** Start SUPPLIED DATA **
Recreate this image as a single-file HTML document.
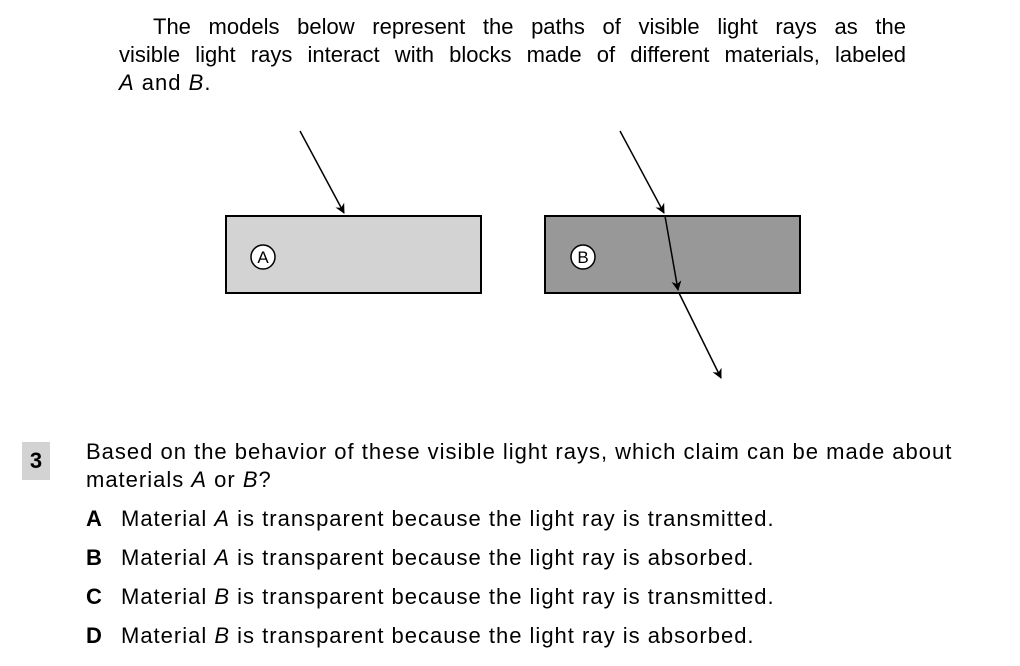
<!DOCTYPE html>
<html><head><meta charset="utf-8"><style>
body{margin:0;width:1020px;height:666px;background:#fff;position:relative;font-family:"Liberation Sans",sans-serif;color:#000;overflow:hidden}
.t{position:absolute;font-size:22px;letter-spacing:1px;white-space:nowrap;line-height:28px}
.j{position:absolute;font-size:22px;line-height:28px;white-space:nowrap;text-align:justify;text-align-last:justify}
.badge{position:absolute;left:22px;top:442px;width:28px;height:38px;background:#d3d3d3;font-weight:bold;font-size:22px;text-align:center;line-height:38px}
b{font-weight:bold}
</style></head><body>
<div class="j" style="left:153px;top:13px;width:753px">The models below represent the paths of visible light rays as the</div>
<div class="j" style="left:119px;top:41px;width:787px">visible light rays interact with blocks made of different materials, labeled</div>
<div class="t" style="left:119px;top:69px"><i>A</i> and <i>B</i>.</div>
<svg style="position:absolute;left:0;top:0" width="1020" height="666">
<defs><marker id="ar" markerWidth="10" markerHeight="10" refX="9" refY="5" orient="auto" markerUnits="userSpaceOnUse"><path d="M0,0 L10,5 L0,10 L3,5 Z" fill="#000"/></marker></defs>
<rect x="226" y="216" width="255" height="77" fill="#d3d3d3" stroke="#000" stroke-width="2"/>
<rect x="545" y="216" width="255" height="77" fill="#989898" stroke="#000" stroke-width="2"/>
<circle cx="263" cy="257" r="12" fill="#fff" stroke="#000" stroke-width="1.5"/>
<text x="263" y="263" font-size="17" text-anchor="middle" font-family="Liberation Sans">A</text>
<circle cx="583" cy="257" r="12" fill="#fff" stroke="#000" stroke-width="1.5"/>
<text x="583" y="263" font-size="17" text-anchor="middle" font-family="Liberation Sans">B</text>
<line x1="300" y1="131" x2="344" y2="213" stroke="#000" stroke-width="1.5" marker-end="url(#ar)"/>
<line x1="620" y1="131" x2="664" y2="213" stroke="#000" stroke-width="1.5" marker-end="url(#ar)"/>
<line x1="665" y1="216" x2="678" y2="290" stroke="#000" stroke-width="1.5" marker-end="url(#ar)"/>
<line x1="679" y1="293" x2="721" y2="378" stroke="#000" stroke-width="1.5" marker-end="url(#ar)"/>
</svg>
<div class="badge">3</div>
<div class="t" style="left:86px;top:438px">Based on the behavior of these visible light rays, which claim can be made about</div>
<div class="t" style="left:86px;top:466px">materials <i>A</i> or <i>B</i>?</div>
<div class="t" style="left:86px;top:505px"><b>A</b></div><div class="t" style="left:121px;top:505px">Material <i>A</i> is transparent because the light ray is transmitted.</div>
<div class="t" style="left:86px;top:544px"><b>B</b></div><div class="t" style="left:121px;top:544px">Material <i>A</i> is transparent because the light ray is absorbed.</div>
<div class="t" style="left:86px;top:583px"><b>C</b></div><div class="t" style="left:121px;top:583px">Material <i>B</i> is transparent because the light ray is transmitted.</div>
<div class="t" style="left:86px;top:622px"><b>D</b></div><div class="t" style="left:121px;top:622px">Material <i>B</i> is transparent because the light ray is absorbed.</div>
</body></html>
** End SUPPLIED DATA **
EXERCISE DESCRIPTION —
Leaving out the pictures, repeat the data above exactly.

TASK ANSWER —
Recreate this image as a single-file HTML document.
<!DOCTYPE html>
<html><head><meta charset="utf-8"><style>
body{margin:0;width:1020px;height:666px;background:#fff;position:relative;font-family:"Liberation Sans",sans-serif;color:#000;overflow:hidden}
.t{position:absolute;font-size:22px;letter-spacing:1px;white-space:nowrap;line-height:28px}
.j{position:absolute;font-size:22px;line-height:28px;white-space:nowrap;text-align:justify;text-align-last:justify}
.badge{position:absolute;left:22px;top:442px;width:28px;height:38px;background:#d3d3d3;font-weight:bold;font-size:22px;text-align:center;line-height:38px}
b{font-weight:bold}
</style></head><body>
<div class="j" style="left:153px;top:13px;width:753px">The models below represent the paths of visible light rays as the</div>
<div class="j" style="left:119px;top:41px;width:787px">visible light rays interact with blocks made of different materials, labeled</div>
<div class="t" style="left:119px;top:69px"><i>A</i> and <i>B</i>.</div>
<svg style="position:absolute;left:0;top:0" width="1020" height="666">
<defs><marker id="ar" markerWidth="10" markerHeight="10" refX="9" refY="5" orient="auto" markerUnits="userSpaceOnUse"><path d="M0,0 L10,5 L0,10 L3,5 Z" fill="#000"/></marker></defs>
<rect x="226" y="216" width="255" height="77" fill="#d3d3d3" stroke="#000" stroke-width="2"/>
<rect x="545" y="216" width="255" height="77" fill="#989898" stroke="#000" stroke-width="2"/>
<circle cx="263" cy="257" r="12" fill="#fff" stroke="#000" stroke-width="1.5"/>
<text x="263" y="263" font-size="17" text-anchor="middle" font-family="Liberation Sans">A</text>
<circle cx="583" cy="257" r="12" fill="#fff" stroke="#000" stroke-width="1.5"/>
<text x="583" y="263" font-size="17" text-anchor="middle" font-family="Liberation Sans">B</text>
<line x1="300" y1="131" x2="344" y2="213" stroke="#000" stroke-width="1.5" marker-end="url(#ar)"/>
<line x1="620" y1="131" x2="664" y2="213" stroke="#000" stroke-width="1.5" marker-end="url(#ar)"/>
<line x1="665" y1="216" x2="678" y2="290" stroke="#000" stroke-width="1.5" marker-end="url(#ar)"/>
<line x1="679" y1="293" x2="721" y2="378" stroke="#000" stroke-width="1.5" marker-end="url(#ar)"/>
</svg>
<div class="badge">3</div>
<div class="t" style="left:86px;top:438px">Based on the behavior of these visible light rays, which claim can be made about</div>
<div class="t" style="left:86px;top:466px">materials <i>A</i> or <i>B</i>?</div>
<div class="t" style="left:86px;top:505px"><b>A</b></div><div class="t" style="left:121px;top:505px">Material <i>A</i> is transparent because the light ray is transmitted.</div>
<div class="t" style="left:86px;top:544px"><b>B</b></div><div class="t" style="left:121px;top:544px">Material <i>A</i> is transparent because the light ray is absorbed.</div>
<div class="t" style="left:86px;top:583px"><b>C</b></div><div class="t" style="left:121px;top:583px">Material <i>B</i> is transparent because the light ray is transmitted.</div>
<div class="t" style="left:86px;top:622px"><b>D</b></div><div class="t" style="left:121px;top:622px">Material <i>B</i> is transparent because the light ray is absorbed.</div>
</body></html>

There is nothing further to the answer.